Pourquoi pas ? Tout dépendra de la faisabilité du projet, de sa rentabilité et de la moralité du porteur de projet, puis de leur activité. L’autre préoccupation est le coût du financement par rapport aux marges dégagées sur le projet. Il faut s’assurer principalement et surtout que les marges extériorisées par l’activité ou le projet couvrent les charges y compris financières.
Pour plus de précision, que gagneraient les petits entrepreneurs à aller plutôt vers les EMF?
Pour les entrepreneurs, c’est l’une des alternatives en ce qui concerne le financement de leurs activités. Ce serait difficile d’établir une hiérarchie en termes de préférence. Chaque acteur de l’écosystème financier à ses avantages et ses inconvénients ou ses limites en fonction de plusieurs critères. Le secteur d’activité ou la nature du projet, le sérieux et la rigueur du promoteur, la pertinence du projet ou la rentabilité de l’activité. L’environnement du projet ou de l’activité, les conditions tarifaires offertes ou proposées ; les garanties sollicitées etc. In fine, ce qui importe, c’est que les entrepreneurs fassent un benchmarking des offres de financement disponibles à la fois auprès des banques et des EMF et à la suite de cet exercice, choisir le partenaire financier qui pourrait les accompagner. Une chose est certaine, aucune structure ne finance une startup qui a besoin de capitaux sur le long terme.
Que dit la loi sur le statut exact de la microfinance ?

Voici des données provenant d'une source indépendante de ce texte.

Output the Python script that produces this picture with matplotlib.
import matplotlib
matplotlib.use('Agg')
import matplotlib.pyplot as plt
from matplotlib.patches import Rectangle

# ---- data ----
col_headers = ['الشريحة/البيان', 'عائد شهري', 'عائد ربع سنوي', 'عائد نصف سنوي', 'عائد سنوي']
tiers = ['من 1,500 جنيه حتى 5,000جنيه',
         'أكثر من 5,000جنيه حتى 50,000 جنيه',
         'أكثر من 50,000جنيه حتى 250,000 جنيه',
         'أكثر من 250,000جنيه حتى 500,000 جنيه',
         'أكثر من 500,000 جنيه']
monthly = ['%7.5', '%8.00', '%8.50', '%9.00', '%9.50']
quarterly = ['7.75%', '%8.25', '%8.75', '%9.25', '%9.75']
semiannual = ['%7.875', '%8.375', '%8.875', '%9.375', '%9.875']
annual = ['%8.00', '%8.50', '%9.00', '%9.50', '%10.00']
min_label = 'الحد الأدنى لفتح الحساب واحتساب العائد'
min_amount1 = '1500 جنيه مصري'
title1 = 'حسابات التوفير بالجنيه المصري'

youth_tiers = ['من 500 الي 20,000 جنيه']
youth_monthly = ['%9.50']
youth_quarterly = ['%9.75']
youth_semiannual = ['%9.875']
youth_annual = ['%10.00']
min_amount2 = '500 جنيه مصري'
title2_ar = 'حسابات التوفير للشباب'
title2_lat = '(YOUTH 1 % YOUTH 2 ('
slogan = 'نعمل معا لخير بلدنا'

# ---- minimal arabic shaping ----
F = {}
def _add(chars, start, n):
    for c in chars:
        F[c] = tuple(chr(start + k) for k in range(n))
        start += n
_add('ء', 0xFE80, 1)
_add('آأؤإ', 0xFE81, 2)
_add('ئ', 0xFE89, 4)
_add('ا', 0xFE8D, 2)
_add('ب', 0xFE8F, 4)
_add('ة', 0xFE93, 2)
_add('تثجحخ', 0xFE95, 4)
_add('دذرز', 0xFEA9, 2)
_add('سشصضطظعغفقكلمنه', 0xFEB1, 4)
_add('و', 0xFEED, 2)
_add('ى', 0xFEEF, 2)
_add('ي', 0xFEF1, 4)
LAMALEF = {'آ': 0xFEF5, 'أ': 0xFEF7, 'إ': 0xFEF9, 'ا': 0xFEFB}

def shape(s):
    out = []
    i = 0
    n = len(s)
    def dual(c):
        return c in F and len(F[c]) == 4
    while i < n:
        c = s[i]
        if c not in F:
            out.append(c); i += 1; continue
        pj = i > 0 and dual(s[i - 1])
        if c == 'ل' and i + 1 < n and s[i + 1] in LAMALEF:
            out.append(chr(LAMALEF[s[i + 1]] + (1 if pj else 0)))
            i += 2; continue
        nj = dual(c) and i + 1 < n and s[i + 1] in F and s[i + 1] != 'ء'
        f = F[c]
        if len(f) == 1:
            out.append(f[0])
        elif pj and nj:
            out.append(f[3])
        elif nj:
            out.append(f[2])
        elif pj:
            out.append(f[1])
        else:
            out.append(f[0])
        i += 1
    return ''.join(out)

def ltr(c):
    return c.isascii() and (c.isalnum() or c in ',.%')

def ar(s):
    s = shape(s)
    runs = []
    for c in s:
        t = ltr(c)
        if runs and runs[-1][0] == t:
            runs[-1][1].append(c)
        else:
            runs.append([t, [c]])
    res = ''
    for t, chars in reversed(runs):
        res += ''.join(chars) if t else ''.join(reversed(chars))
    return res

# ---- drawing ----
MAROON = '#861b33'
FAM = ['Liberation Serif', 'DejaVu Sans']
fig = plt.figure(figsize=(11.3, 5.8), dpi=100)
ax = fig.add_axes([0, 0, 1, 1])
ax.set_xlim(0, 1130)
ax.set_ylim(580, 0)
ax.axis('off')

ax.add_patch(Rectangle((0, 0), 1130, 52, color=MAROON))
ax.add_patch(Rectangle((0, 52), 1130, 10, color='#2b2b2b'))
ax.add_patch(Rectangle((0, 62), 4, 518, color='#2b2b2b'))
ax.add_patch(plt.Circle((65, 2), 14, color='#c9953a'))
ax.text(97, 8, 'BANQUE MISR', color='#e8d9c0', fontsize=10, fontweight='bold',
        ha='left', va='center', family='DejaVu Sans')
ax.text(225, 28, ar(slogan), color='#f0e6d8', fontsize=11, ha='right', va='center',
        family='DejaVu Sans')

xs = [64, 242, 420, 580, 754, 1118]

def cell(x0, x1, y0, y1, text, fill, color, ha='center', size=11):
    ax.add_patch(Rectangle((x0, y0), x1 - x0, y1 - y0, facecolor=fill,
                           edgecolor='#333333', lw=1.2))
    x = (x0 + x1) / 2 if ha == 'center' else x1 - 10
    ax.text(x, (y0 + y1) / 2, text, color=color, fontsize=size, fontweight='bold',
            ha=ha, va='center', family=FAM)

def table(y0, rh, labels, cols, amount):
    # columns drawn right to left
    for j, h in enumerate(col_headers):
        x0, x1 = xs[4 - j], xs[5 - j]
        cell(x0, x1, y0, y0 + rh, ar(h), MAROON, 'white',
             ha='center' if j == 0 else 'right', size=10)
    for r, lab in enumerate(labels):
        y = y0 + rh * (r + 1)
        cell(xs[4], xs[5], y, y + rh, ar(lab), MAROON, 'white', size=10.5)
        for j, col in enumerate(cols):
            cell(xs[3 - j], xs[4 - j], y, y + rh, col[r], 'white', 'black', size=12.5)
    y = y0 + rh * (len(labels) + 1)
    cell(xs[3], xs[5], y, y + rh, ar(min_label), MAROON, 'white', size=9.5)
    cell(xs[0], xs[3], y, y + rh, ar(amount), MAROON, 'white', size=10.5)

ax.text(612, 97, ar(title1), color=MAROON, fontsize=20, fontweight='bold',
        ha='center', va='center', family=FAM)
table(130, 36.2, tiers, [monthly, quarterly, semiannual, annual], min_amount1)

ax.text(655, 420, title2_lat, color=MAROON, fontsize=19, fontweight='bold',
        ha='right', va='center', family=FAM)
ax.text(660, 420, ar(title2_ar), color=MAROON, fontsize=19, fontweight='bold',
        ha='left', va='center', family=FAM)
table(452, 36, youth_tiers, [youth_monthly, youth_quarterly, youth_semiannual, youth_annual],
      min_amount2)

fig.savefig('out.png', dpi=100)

Les EMF sont classés en trois catégories : La 1ère catégorie est essentiellement voire uniquement constituée de membres qui sont tous des sociétaires et non des clients. Ici, les crédits se font entre les membres. La 2ème catégorie est constituée d’actionnaires dans le cadre d’une société anonyme avec Conseil d’administration et peut donc avoir des clients pour les ressources (collecte de l’épargne) et les emplois (activité de crédit). La 3ème catégorie est un EMF qui fonctionne uniquement sur ses fonds propres et qui n’octroie que des crédits à des clients. Pas de collecte de l’épargne auprès du public.